--- Job ---
Below this line is a listing that includes pictures. Copy exactly, and only, the lines from the one containing "Reproduce this screenshot" through the one containing "const l = document.createElementNS(NS, 'line');"; the pictures do not go in the copy.

--- Stored records ---
□ □ □ □ □ □ □
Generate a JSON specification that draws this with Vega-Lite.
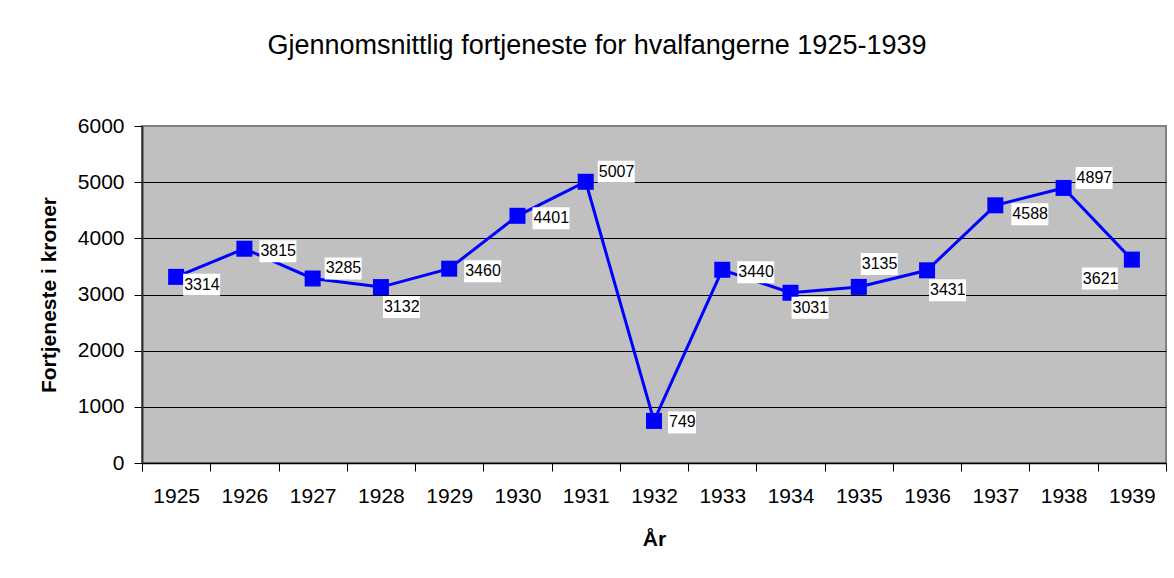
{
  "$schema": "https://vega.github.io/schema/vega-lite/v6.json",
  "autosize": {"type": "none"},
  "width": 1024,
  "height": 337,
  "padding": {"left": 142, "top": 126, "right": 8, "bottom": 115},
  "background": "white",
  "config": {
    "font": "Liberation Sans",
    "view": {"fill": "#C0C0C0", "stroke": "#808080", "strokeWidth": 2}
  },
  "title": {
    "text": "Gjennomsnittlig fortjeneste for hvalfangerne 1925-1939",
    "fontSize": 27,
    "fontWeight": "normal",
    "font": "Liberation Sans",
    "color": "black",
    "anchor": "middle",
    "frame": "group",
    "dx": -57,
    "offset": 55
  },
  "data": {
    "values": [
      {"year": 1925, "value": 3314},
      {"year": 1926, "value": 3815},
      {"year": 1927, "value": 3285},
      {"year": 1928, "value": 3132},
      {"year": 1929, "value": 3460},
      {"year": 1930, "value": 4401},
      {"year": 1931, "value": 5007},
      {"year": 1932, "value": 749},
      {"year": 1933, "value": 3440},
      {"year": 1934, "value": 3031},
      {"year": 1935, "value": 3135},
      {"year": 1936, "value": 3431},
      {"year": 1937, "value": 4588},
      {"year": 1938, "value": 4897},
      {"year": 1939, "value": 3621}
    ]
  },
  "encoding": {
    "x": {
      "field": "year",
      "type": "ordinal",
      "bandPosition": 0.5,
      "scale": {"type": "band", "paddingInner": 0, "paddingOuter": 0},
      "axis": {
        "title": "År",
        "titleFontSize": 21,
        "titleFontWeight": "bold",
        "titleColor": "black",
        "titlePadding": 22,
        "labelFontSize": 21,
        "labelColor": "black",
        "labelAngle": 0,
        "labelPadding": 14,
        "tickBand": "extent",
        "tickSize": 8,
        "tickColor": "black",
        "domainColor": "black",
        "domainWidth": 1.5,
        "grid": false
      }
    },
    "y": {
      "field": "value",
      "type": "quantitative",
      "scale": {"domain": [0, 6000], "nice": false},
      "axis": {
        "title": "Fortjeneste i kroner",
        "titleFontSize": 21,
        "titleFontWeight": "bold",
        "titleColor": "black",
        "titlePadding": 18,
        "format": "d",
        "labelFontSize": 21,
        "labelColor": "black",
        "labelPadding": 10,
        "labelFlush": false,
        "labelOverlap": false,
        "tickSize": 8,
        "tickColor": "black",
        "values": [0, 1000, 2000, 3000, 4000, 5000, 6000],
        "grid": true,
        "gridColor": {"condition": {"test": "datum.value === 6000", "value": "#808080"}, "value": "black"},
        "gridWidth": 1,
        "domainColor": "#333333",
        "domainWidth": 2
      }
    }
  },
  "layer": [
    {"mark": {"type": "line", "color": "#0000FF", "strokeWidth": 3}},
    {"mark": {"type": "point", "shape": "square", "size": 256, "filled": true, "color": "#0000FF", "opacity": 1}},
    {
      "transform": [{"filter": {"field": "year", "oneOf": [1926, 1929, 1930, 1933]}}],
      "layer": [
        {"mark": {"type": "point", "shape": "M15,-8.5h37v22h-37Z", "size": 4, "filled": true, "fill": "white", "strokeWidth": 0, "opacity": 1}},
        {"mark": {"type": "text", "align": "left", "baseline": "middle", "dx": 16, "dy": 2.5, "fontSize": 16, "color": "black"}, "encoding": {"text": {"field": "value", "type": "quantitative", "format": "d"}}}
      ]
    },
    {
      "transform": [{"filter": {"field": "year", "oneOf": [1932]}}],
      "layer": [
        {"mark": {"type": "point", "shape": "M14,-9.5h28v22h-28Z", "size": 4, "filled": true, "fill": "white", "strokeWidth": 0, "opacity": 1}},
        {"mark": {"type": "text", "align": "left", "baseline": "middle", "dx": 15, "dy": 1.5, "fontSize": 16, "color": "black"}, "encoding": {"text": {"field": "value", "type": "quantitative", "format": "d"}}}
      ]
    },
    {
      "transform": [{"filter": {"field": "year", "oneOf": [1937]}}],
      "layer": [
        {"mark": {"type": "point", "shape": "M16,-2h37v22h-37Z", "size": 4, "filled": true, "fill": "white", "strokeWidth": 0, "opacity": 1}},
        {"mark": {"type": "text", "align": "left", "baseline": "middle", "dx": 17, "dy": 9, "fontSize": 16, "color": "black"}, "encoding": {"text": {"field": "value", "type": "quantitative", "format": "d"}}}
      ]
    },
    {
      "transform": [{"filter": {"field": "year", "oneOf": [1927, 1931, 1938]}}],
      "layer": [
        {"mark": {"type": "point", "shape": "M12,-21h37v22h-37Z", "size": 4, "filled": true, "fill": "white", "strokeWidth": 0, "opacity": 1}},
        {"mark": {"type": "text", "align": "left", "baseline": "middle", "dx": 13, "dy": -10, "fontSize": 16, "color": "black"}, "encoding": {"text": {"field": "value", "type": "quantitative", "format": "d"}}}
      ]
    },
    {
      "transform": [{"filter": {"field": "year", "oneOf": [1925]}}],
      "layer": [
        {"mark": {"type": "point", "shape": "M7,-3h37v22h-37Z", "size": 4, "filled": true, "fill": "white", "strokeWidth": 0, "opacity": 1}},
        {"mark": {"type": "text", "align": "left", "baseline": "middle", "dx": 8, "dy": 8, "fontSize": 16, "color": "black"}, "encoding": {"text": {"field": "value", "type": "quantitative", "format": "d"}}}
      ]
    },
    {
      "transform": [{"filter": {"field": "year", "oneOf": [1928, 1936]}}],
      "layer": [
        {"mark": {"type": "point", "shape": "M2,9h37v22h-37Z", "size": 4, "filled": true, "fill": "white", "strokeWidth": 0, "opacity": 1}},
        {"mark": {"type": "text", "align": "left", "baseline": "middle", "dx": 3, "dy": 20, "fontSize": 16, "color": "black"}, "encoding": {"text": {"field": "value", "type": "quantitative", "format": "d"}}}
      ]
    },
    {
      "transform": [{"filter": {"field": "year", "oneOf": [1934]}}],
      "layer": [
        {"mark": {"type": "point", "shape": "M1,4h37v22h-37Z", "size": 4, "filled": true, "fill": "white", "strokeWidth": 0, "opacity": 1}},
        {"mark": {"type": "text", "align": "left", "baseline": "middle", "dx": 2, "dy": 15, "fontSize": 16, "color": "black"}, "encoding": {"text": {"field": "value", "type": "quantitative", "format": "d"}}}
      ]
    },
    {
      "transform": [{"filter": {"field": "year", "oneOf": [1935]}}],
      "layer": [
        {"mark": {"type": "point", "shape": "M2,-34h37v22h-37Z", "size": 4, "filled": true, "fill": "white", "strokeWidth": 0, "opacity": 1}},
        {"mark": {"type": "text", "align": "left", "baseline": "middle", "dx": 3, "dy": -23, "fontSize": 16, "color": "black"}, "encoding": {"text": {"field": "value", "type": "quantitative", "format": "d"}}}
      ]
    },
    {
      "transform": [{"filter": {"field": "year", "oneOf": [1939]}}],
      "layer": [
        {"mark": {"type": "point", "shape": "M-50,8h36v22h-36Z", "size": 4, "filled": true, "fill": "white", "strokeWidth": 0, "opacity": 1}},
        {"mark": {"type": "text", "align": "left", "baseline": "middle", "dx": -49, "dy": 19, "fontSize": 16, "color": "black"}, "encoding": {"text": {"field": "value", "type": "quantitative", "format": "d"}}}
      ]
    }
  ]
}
□ □ □ □ □ □ □
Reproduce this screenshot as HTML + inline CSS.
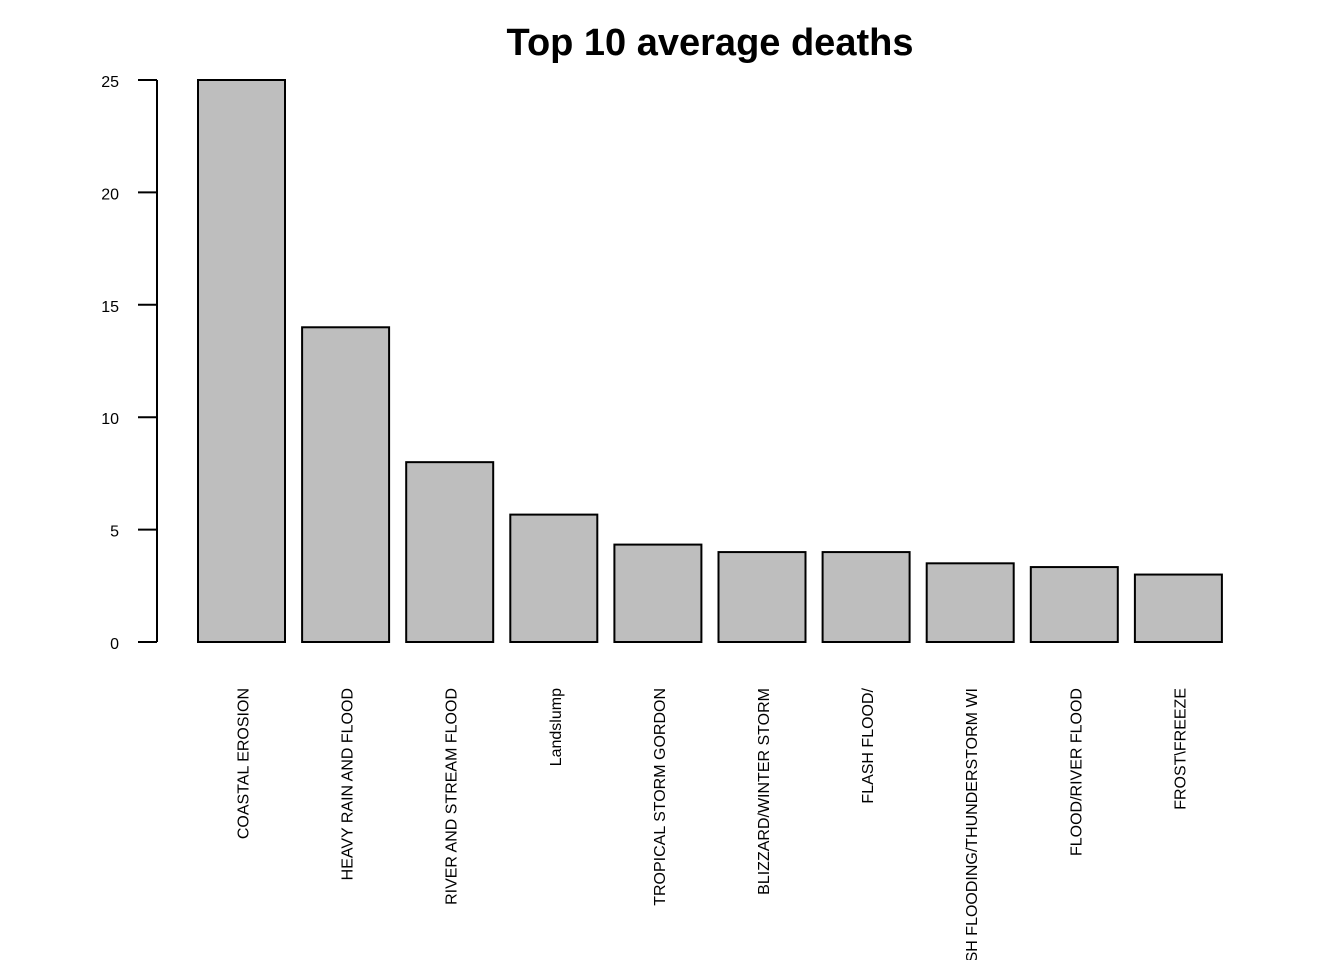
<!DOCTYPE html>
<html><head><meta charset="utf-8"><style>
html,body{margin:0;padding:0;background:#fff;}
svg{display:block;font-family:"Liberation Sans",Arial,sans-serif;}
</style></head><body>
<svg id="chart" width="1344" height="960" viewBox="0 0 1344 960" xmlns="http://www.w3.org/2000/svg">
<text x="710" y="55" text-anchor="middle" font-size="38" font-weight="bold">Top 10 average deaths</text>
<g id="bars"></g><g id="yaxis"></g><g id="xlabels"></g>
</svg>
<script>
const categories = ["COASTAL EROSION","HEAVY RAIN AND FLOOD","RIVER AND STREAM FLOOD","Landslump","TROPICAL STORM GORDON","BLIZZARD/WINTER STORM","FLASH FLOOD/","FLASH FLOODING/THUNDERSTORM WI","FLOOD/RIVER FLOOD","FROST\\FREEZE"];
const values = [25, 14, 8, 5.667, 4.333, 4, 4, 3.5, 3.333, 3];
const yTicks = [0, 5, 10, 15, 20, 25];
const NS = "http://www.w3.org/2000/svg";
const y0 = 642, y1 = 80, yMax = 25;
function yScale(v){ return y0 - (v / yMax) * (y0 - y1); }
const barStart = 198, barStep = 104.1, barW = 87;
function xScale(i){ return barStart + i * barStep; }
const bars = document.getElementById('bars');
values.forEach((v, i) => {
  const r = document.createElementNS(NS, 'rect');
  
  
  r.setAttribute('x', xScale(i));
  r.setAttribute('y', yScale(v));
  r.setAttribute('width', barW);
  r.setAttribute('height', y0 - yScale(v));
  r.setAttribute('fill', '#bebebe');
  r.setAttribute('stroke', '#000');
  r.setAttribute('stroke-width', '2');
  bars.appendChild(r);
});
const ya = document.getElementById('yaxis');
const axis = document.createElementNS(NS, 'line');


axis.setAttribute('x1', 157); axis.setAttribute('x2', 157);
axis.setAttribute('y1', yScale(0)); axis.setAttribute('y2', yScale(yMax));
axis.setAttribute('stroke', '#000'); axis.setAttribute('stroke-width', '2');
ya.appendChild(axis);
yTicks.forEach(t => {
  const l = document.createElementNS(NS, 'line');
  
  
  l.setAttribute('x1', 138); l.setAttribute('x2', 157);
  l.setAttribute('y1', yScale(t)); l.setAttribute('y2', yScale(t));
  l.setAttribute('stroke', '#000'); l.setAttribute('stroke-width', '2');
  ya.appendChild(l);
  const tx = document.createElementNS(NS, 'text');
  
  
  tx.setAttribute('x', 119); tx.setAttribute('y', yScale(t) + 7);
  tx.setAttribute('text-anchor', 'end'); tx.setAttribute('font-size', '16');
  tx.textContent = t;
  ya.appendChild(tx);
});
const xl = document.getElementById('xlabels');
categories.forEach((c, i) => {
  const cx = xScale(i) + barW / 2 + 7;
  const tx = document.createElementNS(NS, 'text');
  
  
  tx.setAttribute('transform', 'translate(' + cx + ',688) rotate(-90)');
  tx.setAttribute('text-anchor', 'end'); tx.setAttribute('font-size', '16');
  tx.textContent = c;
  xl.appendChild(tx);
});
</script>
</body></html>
□ □ □ □ □ □ □
--- Response to the exercise ---
Reproduce this screenshot as HTML + inline CSS.
<!DOCTYPE html>
<html><head><meta charset="utf-8"><style>
html,body{margin:0;padding:0;background:#fff;}
svg{display:block;font-family:"Liberation Sans",Arial,sans-serif;}
</style></head><body>
<svg id="chart" width="1344" height="960" viewBox="0 0 1344 960" xmlns="http://www.w3.org/2000/svg">
<text x="710" y="55" text-anchor="middle" font-size="38" font-weight="bold">Top 10 average deaths</text>
<g id="bars"></g><g id="yaxis"></g><g id="xlabels"></g>
</svg>
<script>
const categories = ["COASTAL EROSION","HEAVY RAIN AND FLOOD","RIVER AND STREAM FLOOD","Landslump","TROPICAL STORM GORDON","BLIZZARD/WINTER STORM","FLASH FLOOD/","FLASH FLOODING/THUNDERSTORM WI","FLOOD/RIVER FLOOD","FROST\\FREEZE"];
const values = [25, 14, 8, 5.667, 4.333, 4, 4, 3.5, 3.333, 3];
const yTicks = [0, 5, 10, 15, 20, 25];
const NS = "http://www.w3.org/2000/svg";
const y0 = 642, y1 = 80, yMax = 25;
function yScale(v){ return y0 - (v / yMax) * (y0 - y1); }
const barStart = 198, barStep = 104.1, barW = 87;
function xScale(i){ return barStart + i * barStep; }
const bars = document.getElementById('bars');
values.forEach((v, i) => {
  const r = document.createElementNS(NS, 'rect');
  
  
  r.setAttribute('x', xScale(i));
  r.setAttribute('y', yScale(v));
  r.setAttribute('width', barW);
  r.setAttribute('height', y0 - yScale(v));
  r.setAttribute('fill', '#bebebe');
  r.setAttribute('stroke', '#000');
  r.setAttribute('stroke-width', '2');
  bars.appendChild(r);
});
const ya = document.getElementById('yaxis');
const axis = document.createElementNS(NS, 'line');


axis.setAttribute('x1', 157); axis.setAttribute('x2', 157);
axis.setAttribute('y1', yScale(0)); axis.setAttribute('y2', yScale(yMax));
axis.setAttribute('stroke', '#000'); axis.setAttribute('stroke-width', '2');
ya.appendChild(axis);
yTicks.forEach(t => {
  const l = document.createElementNS(NS, 'line');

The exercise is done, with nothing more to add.